Hay quienes dicen que debemos votar en la elección judicial para garantizar que lleguen los perfiles adecuados, “los pocos, pero buenos candidatos.” No sé si reírme o llorar ante esta ingenuidad. Ahora que el conteo no se hará en las casillas, amén de que las boletas inutilizadas no serán destruidas, no entiendo cómo alguien puede creer que la votación definirá cualquier cosa.

Me parece que tiene sobrada razón Ricardo Salinas Pliego, el famoso tío Richie, cuando afirma que “no debemos participar en esto por dignidad y porque moralmente está mal.” Los resultados están predeterminados y los ganadores ya fueron asignados de la manera más descarada. Todas las instituciones se prestaron al engaño. Personas informadas me reclaman que no voy a votar. “La votación de todas maneras tendrá lugar, aunque tú no asistas”, “habrá ganadores, aunque tú no los quieras”, “sólo votando incides sobre el resultado” me reclaman airados. Pienso mucho en la elección presidencial de 1976, cuando el PRI postuló a José López Portillo a la Presidencia de la República.

No hubo otros candidatos. López Portillo hizo campaña solo, en una farsa electoral que resultó demasiado ridícula incluso para el PRI de los años 70. El candidato fingía que importaban sus actos proselitistas, a pesar de que no tenía competidores y el resultado ya estaba predeterminado. En sus memorias, el expresidente describe cínicamente sus recorridos electorales con la emoción de un competidor genuino, como si hubiera habido incertidumbre en una contienda sin oponentes. Y es que el poder político tiene y siempre ha tenido, entre sus facultades más desarrolladas, la de engañarse a sí mismo y creerse sus propias mentiras.

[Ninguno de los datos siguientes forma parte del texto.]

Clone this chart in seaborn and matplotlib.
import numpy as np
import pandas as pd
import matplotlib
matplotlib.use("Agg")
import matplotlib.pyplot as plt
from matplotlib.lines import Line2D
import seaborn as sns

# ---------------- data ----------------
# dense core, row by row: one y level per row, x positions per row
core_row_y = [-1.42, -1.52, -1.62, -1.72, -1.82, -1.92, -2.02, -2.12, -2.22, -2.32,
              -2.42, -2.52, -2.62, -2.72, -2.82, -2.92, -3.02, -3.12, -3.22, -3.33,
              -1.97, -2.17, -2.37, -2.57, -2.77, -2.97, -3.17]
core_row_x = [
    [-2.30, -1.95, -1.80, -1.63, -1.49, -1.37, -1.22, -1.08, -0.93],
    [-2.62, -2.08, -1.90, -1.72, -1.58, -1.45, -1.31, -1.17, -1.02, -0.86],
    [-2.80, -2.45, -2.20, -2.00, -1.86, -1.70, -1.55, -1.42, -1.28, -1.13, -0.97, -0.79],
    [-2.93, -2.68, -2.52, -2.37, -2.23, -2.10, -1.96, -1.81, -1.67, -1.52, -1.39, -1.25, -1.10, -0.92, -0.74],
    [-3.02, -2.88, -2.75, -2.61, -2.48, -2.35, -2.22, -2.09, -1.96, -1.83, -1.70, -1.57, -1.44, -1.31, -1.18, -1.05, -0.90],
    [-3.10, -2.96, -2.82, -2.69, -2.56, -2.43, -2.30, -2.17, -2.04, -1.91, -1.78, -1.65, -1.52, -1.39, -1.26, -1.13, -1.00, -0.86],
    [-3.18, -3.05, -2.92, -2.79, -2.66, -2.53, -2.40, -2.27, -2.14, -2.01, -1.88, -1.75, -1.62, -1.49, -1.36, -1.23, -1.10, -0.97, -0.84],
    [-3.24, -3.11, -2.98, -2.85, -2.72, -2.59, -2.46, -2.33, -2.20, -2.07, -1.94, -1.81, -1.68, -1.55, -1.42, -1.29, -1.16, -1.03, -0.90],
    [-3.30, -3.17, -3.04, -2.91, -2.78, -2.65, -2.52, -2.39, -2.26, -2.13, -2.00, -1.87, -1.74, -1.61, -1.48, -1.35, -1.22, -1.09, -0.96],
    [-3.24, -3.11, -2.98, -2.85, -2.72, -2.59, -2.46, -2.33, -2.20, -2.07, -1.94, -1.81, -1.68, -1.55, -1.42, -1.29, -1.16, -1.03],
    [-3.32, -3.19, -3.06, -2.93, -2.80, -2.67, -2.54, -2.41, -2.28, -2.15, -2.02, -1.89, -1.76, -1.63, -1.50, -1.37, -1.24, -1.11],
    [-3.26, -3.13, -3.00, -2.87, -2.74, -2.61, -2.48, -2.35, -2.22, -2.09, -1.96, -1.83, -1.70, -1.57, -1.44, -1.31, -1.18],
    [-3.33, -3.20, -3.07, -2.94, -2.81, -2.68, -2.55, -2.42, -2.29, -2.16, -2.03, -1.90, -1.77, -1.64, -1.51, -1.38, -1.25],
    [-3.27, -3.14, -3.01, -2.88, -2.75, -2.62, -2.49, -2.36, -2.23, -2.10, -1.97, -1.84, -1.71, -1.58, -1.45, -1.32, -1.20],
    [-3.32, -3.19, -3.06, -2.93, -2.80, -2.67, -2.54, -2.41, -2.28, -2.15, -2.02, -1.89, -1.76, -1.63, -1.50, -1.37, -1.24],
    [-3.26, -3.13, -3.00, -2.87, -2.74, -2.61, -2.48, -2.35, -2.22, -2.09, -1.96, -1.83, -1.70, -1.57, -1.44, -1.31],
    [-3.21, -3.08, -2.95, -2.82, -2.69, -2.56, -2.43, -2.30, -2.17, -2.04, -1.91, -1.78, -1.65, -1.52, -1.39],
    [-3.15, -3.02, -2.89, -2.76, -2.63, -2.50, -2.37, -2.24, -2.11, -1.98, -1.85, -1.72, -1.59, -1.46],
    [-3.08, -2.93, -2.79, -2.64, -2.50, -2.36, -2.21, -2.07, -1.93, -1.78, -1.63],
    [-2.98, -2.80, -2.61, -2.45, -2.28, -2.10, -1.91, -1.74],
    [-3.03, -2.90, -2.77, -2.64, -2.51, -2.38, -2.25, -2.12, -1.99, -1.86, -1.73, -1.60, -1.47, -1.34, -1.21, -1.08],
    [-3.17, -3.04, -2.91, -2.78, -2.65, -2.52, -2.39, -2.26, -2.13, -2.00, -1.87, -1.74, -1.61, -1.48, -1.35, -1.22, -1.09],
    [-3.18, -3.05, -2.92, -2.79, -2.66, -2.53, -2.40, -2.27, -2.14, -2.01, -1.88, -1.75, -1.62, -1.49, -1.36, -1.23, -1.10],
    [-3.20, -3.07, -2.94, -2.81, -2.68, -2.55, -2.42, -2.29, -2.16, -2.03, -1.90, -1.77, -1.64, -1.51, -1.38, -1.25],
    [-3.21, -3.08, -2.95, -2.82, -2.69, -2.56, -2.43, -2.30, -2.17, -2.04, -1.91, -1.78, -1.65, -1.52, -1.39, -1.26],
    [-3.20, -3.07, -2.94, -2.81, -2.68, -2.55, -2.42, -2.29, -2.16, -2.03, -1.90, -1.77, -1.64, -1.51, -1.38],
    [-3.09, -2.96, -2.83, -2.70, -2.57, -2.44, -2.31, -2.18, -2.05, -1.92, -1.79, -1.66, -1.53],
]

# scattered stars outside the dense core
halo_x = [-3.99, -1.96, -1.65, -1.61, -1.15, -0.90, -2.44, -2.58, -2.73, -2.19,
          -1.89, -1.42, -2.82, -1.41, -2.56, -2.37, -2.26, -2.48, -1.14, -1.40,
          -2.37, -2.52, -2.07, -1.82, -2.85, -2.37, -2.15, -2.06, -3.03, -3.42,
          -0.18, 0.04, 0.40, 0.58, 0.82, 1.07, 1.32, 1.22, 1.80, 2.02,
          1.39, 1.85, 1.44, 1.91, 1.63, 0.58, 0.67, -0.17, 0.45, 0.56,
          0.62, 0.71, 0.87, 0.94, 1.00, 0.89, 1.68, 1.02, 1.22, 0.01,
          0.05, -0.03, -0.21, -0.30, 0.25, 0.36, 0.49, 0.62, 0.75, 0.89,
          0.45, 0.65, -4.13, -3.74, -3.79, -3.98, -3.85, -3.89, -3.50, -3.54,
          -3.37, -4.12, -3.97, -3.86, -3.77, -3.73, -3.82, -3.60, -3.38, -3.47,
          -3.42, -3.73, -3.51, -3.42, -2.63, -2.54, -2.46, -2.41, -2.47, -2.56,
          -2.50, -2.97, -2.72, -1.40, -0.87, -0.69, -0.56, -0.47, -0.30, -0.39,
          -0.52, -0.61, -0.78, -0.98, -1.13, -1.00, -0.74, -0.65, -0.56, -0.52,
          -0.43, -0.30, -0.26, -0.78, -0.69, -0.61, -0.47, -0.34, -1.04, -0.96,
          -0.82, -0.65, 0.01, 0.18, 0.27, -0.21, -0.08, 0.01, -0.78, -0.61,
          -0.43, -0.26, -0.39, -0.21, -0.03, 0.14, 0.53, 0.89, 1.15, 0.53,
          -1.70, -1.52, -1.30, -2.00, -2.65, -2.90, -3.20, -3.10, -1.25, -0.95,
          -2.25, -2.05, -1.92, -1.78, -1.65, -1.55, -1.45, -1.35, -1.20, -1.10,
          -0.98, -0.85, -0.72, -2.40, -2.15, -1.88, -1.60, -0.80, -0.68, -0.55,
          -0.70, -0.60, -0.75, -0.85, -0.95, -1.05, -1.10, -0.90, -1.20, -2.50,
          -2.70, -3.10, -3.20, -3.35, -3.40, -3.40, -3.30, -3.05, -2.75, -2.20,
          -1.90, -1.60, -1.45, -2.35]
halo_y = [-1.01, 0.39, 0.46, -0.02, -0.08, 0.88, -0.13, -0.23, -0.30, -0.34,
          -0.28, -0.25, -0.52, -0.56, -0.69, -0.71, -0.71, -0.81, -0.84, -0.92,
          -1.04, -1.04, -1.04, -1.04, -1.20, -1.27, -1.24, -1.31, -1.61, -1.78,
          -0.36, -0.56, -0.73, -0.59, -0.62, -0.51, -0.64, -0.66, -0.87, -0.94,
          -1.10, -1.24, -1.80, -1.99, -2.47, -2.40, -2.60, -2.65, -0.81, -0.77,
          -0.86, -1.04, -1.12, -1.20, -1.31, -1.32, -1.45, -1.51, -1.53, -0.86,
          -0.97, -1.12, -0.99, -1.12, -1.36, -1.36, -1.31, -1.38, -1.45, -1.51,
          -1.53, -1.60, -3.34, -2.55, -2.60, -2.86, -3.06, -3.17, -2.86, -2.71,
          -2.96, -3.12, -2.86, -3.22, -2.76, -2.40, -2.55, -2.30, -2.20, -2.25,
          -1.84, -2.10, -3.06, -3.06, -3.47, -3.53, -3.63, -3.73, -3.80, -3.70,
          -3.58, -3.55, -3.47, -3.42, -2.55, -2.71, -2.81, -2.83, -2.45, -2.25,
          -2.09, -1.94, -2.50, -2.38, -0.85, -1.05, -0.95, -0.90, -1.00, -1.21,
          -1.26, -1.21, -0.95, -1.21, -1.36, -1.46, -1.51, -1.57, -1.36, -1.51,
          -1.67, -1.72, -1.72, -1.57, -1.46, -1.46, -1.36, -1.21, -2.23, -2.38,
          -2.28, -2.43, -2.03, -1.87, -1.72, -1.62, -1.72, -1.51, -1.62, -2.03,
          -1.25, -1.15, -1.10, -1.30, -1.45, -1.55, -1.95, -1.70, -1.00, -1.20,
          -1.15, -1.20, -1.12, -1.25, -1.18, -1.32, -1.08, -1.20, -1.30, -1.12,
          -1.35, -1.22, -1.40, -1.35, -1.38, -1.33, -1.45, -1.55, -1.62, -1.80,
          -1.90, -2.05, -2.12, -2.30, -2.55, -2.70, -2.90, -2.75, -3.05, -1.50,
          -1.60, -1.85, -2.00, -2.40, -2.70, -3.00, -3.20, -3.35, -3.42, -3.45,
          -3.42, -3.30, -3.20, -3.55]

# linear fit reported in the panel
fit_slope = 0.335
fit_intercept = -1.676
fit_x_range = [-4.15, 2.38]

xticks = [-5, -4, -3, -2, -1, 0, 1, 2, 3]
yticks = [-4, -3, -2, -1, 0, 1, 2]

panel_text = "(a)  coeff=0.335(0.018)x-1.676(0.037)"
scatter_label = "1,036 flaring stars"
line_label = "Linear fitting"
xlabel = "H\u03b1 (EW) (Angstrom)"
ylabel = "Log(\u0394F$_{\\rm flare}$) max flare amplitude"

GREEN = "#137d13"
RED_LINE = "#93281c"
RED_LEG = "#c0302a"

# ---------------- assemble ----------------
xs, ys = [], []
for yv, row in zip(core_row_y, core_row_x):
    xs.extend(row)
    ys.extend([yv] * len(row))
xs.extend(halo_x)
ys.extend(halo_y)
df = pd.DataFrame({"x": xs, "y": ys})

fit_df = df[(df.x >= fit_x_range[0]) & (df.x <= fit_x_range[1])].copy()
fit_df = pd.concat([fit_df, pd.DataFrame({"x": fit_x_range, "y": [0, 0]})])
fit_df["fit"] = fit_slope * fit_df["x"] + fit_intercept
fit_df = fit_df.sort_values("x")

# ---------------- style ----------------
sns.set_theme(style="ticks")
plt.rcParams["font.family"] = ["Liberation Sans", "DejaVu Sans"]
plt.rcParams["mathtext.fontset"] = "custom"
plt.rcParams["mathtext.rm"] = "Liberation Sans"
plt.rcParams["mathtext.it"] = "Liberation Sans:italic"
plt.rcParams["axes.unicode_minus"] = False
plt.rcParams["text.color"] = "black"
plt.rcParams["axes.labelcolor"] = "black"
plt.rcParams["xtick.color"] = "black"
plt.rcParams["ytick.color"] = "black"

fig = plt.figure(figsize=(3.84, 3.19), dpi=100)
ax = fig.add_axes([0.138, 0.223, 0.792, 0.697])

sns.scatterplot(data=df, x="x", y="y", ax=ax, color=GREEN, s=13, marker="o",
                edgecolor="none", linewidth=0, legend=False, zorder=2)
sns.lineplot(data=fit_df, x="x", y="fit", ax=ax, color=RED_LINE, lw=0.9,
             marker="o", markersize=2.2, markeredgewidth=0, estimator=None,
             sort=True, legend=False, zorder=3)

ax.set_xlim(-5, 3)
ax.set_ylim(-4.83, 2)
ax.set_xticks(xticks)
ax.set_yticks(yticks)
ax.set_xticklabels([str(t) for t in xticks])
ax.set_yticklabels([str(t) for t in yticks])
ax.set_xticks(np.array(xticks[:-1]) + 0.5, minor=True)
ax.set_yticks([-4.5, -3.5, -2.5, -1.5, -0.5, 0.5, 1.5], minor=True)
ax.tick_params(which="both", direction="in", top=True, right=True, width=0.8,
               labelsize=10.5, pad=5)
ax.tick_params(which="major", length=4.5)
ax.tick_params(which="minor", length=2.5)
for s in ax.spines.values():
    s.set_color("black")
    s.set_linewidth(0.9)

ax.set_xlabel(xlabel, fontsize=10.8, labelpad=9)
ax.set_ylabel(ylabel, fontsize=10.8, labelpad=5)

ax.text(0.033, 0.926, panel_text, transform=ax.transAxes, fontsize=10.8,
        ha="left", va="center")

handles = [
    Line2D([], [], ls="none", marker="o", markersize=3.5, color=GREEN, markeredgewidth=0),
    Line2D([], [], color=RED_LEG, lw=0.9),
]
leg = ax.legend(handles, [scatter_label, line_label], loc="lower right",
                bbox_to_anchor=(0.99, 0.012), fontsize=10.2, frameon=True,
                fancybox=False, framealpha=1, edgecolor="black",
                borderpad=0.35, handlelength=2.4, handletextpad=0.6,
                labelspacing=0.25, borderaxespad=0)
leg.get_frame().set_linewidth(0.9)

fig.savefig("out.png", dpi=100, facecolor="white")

No obstante, lo importante no fue la campaña ni mucho menos el resultado evidente de los comicios, sino lo que pasó después. El PRI no podía seguir negando que la farsa electoral fue, a tal punto grotesca, que López Portillo ya como presidente se vio obligado a responsabilizar a don Jesús Reyes Heroles de instrumentar una reforma política para estimular la participación popular y dotar de credibilidad al sistema electoral.

Estamos hablando de un México diferente (¿o no tanto?) donde no había un solo gobierno de oposición en los estados y la oposición no tenía ni un solo senador, buena parte de los medios de comunicación estaban controlados y se rendía homenaje verbal a la libertad de expresión para atropellarla siempre que incomodase al poder. La oposición tenía uno que otro diputado políticamente gritón pero inofensivo, nomás por no dejar, para que el gobierno pudiera disimular su hegemonía y presumir que México era una vibrante democracia popular. Y nadie se reía. No había ningún factor real de poder (hoy se dice ningún poder fáctico) capaz de obligar al PRI a modificar su conducta. No hubo protestas ni manifestaciones masivas en la calle exigiendo la modificación del sistema electoral, en el cual los mexicanos informados de todas maneras no creían.

Fue el mismo régimen que se quedó solo en su fiesta, como el niño consentido al que ninguno de sus compañeros de la escuela soporta y lo dejan solo en su festejo de cumpleaños. Ese aislamiento, esa falta de credibilidad, y tamaña exhibición ante el mundo, produjo remordimientos en el priismo y le obligó a corregir el rumbo, aunque sea para no proyectar tanto descaro. Sí, la elección se llevó a cabo de todos modos y claro que López Portillo fue presidente. No obstante, la propia exhibición ostentosa de la farsa la desacreditó. Como el AIFA, ese aeropuerto que sigue sin ser utilizado a plenitud por más propaganda oficialista que lo promueva. Es mi última esperanza. Claro que el régimen gastará millones en una elección fraudulenta. Claro que los ganadores ya están decididos. Claro que el atraco se consumará sin importar lo que digan las columnas de opinión o juristas expertos.

Claro que numerosos espacios serán ocupados por la delincuencia organizada, aliada de este nuevo sistema político. Y sin embargo, entre menos gente vote, debería quedar claro que la izquierda mexicana en su evolución y su llegada al gobierno, fue todo, menos democrática. Ojalá les dé un poco de remordimiento su propio exceso, para que en los próximos años corrijan este desastre. López Portillo fue el presidente que presumió “el orgullo de su nepotismo”, quien quebró la economía sin perdonar la frase estúpida de que los mexicanos íbamos a acostumbrarnos a “administrar la abundancia”. El mismo que “defendería al peso como un perro” antes de su devaluación y el que impuso como secretaria de estado a su amante. El presidente de los monstruosos escándalos de corrupción de su amigo el Negro Durazo. Ese mismo personaje, pedante y pretencioso, sintió remordimientos de la farsa electoral que lo llevó a la presidencia. En otras palabras, hasta López Portillo y el PRI de los años 70 tuvieron más vergüenza y decoro que ustedes, queridos izquierdistas.